ACF: Getting Involved
But impressive though it is, Alaska is one of the places that is hit hardest by the impacts of climate change. It is also rich in resources, making it vulnerable to powerful interests that can cause harm without proper management. We have in Alaska what is, for the most part, lost in the rest of the country – healthy systems of wildlife in immense magnitudes: bears, moose, salmon runs, caribou migrations. We have to learn to live in balance with these last great natural environments – to integrate into them in such a way that we and they can survive for a long time to come, and to plan for and protect against the changes that we are facing. We must also allow for the cultures that have been there for thousands of years to be able to maintain their cultural practices in ways that have long been appropriate to the environment.
Because I was working on a lot of environmental issues and doing communications work in the early 80’s, I was here at ACF’s inception and followed its growth. During my years in Alaska I helped design and organize the Alaska Public Forum for the Governor’s office, did many projects and worked for Alaska Public Television, the Alaska Humanities Forum, The University of Alaska, the Capitol Site Selection Committee and other groups. Between 1979 and ’82 I wrote, produced and hosted radio and television programs for the University of Alaska’s Arctic Environmental Information Data Center, Alaska Public Television, the Alaska Humanities Forum and others. This was at the time of the great land debates and battles, much of which I covered and through which I saw ACF emerge. I was incredibly impressed by its mission, organization and work. I’ve liked the roles that ACF has played over the years, especially being at that intersection – sort of the Grand Central Station – for conservation in Alaska, supporting grassroots and community organizations throughout the state as well as taking on bigger issues like in the Arctic and Tongass. ACF fills a very important niche, strengthening community capacity within the environmental movement while supporting those larger issues.

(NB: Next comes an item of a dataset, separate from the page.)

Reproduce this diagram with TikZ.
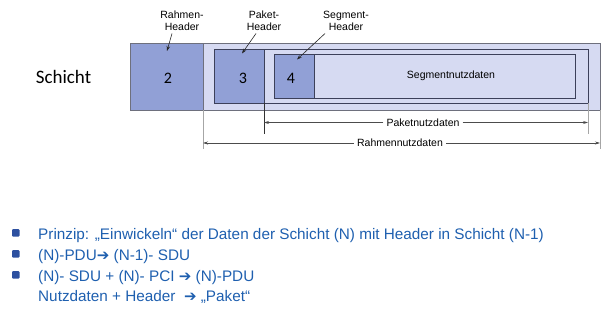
\documentclass[tikz,border=0pt]{standalone}
\usepackage{fontspec}
\setmainfont{Liberation Sans}
\newfontfamily\calfont{Carlito}
\newfontfamily\symfont{DejaVu Sans Bold}
\usetikzlibrary{arrows.meta}
\definecolor{hdrfill}{RGB}{145,160,214}
\definecolor{datafill}{RGB}{214,218,242}
\definecolor{boxline}{RGB}{60,64,90}
\definecolor{outerline}{RGB}{110,112,125}
\definecolor{txtblue}{RGB}{30,95,175}
\definecolor{bulletblue}{RGB}{45,80,160}
\newcommand{\bigarrow}{{\symfont\fontsize{15}{15}\selectfont ➔}}
\tikzset{
  hdr/.style={fill=hdrfill, draw=boxline, line width=0.8pt},
  payload/.style={fill=datafill, draw=boxline, line width=0.8pt},
  lbl/.style={font=\fontsize{10.5}{11.7}\selectfont, align=center, inner sep=0pt},
  num/.style={font=\calfont\fontsize{16}{16}\selectfont, inner sep=0pt},
  ptr/.style={-{Stealth[length=5pt,width=3.5pt]}, line width=0.6pt, draw=black!85},
  dimline/.style={-{Stealth[length=5pt,width=3pt]}, line width=0.6pt, draw=black!70},
  tick/.style={line width=0.9pt},
  bul/.style={fill=bulletblue, rounded corners=1pt},
  item/.style={font=\fontsize{15.3}{17}\selectfont, text=txtblue, anchor=base west, inner sep=0pt, align=left}
}
\begin{document}
\begin{tikzpicture}[x=1pt,y=-1pt]
\useasboundingbox (0,0) rectangle (601,315);

% frame: header 2 + payload
\draw[payload, draw=outerline] (130,43) rectangle (600,110);
\draw[hdr, draw=outerline] (130,43) rectangle (203,110);
% packet: header 3 + payload
\draw[payload] (214,49) rectangle (588,103);
\draw[hdr] (214,49) rectangle (264,103);
% segment: header 4 + payload
\draw[payload] (274,54.5) rectangle (575,98);
\draw[hdr] (274,54.5) rectangle (314,98);

\node[num] (n2) at (168,78) {2};
\node[num] (n3) at (243,78) {3};
\node[num] (n4) at (291,78) {4};
\node[lbl] (segdata) at (451,76) {Segmentnutzdaten};
\node[font=\calfont\fontsize{19}{19}\selectfont, inner sep=0pt] (schicht) at (63.5,77) {Schicht};

% header labels with pointers
\node[lbl] (rh) at (182,21) {Rahmen-\\Header};
\node[lbl] (ph) at (264,21) {Paket-\\Header};
\node[lbl] (sh) at (346,21) {Segment-\\Header};
\coordinate (rhT) at (167,51);
\coordinate (phT) at (242,53.5);
\coordinate (shT) at (297,59.5);
\draw[ptr] (172,33.5) -- (rhT);
\draw[ptr] (256,33.5) -- (phT);
\draw[ptr] (325,33.5) -- (shT);

% extent markers
\coordinate (pL0) at (264,103);
\coordinate (pL1) at (264,134);
\coordinate (pR0) at (588.5,103);
\coordinate (pR1) at (588.5,134);
\coordinate (rL0) at (203,110);
\coordinate (rL1) at (203,149);
\coordinate (rR0) at (600,110);
\coordinate (rR1) at (600,149);
\draw[tick, black!80] (pL0) -- (pL1);
\draw[tick, black!35] (pR0) -- (pR1);
\draw[tick, black!35] (rL0) -- (rL1);
\draw[tick, black!35] (rR0) -- (rR1);

\node[lbl, fill=white, inner xsep=3pt] (pn) at (423,122.5) {Paketnutzdaten};
\node[lbl, fill=white, inner xsep=3pt] (rn) at (400,143) {Rahmennutzdaten};
\draw[dimline] (pn.west) -- (264,122.5);
\draw[dimline] (pn.east) -- (588,122.5);
\draw[dimline] (rn.west) -- (203,143);
\draw[dimline] (rn.east) -- (600,143);

% bullet list
\fill[bul] (12,229) rectangle (19.5,236.5);
\fill[bul] (12,250) rectangle (19.5,257.5);
\fill[bul] (12,271) rectangle (19.5,278.5);
\node[item] (l1) at (38,239) {Prinzip: „Einwickeln“ der Daten der Schicht (N) mit Header in Schicht (N-1)};
\node[item] (l2) at (38,260) {(N)-PDU\bigarrow\ (N-1)- SDU};
\node[item] (l3) at (38,281) {(N)- SDU + (N)- PCI \bigarrow\ (N)-PDU};
\node[item] (l4) at (38,301) {Nutzdaten + Header \ \bigarrow\ „Paket“};
\end{tikzpicture}
\end{document}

When I was asked to join the board about ten years ago, it seemed like a great opportunity to help support this organization for which I had such admiration. ACF has been critical in Alaska’s conservation efforts, and I’ve been very pleased to play a small and supportive role. I’ve loved the formal reconnection to a place I care about so deeply, and I’ve been honored to help protect it and as Alaska seeks to create a sustainable future for nature and us humans. I’ve enjoyed also helping build bridges between people in northern California who also care for Alaska and good work of ACF.
A Special Place
While I have countless profound and special memories from Alaska, I am especially attached to the old pioneer schoolhouse in Anchorage, where I met my wife, Cathy in 1979. Like it has to many others, Alaska has taken hold of me, and I have re-visited the state countless times since I left in 1982.
One of the things I love most about Alaska is that I’m always acutely aware of where I am. It’s a place that you can’t take for granted. It demands your attention and your respect from the moment you wake up in the morning until you go to bed at night. It’s humbling to be in a place where you are aware that you’re not always at the top of the food chain. It can be a challenging place but it keeps me on my toes, and acutely aware of everything. It says “look at me and remember this,” no matter where you are.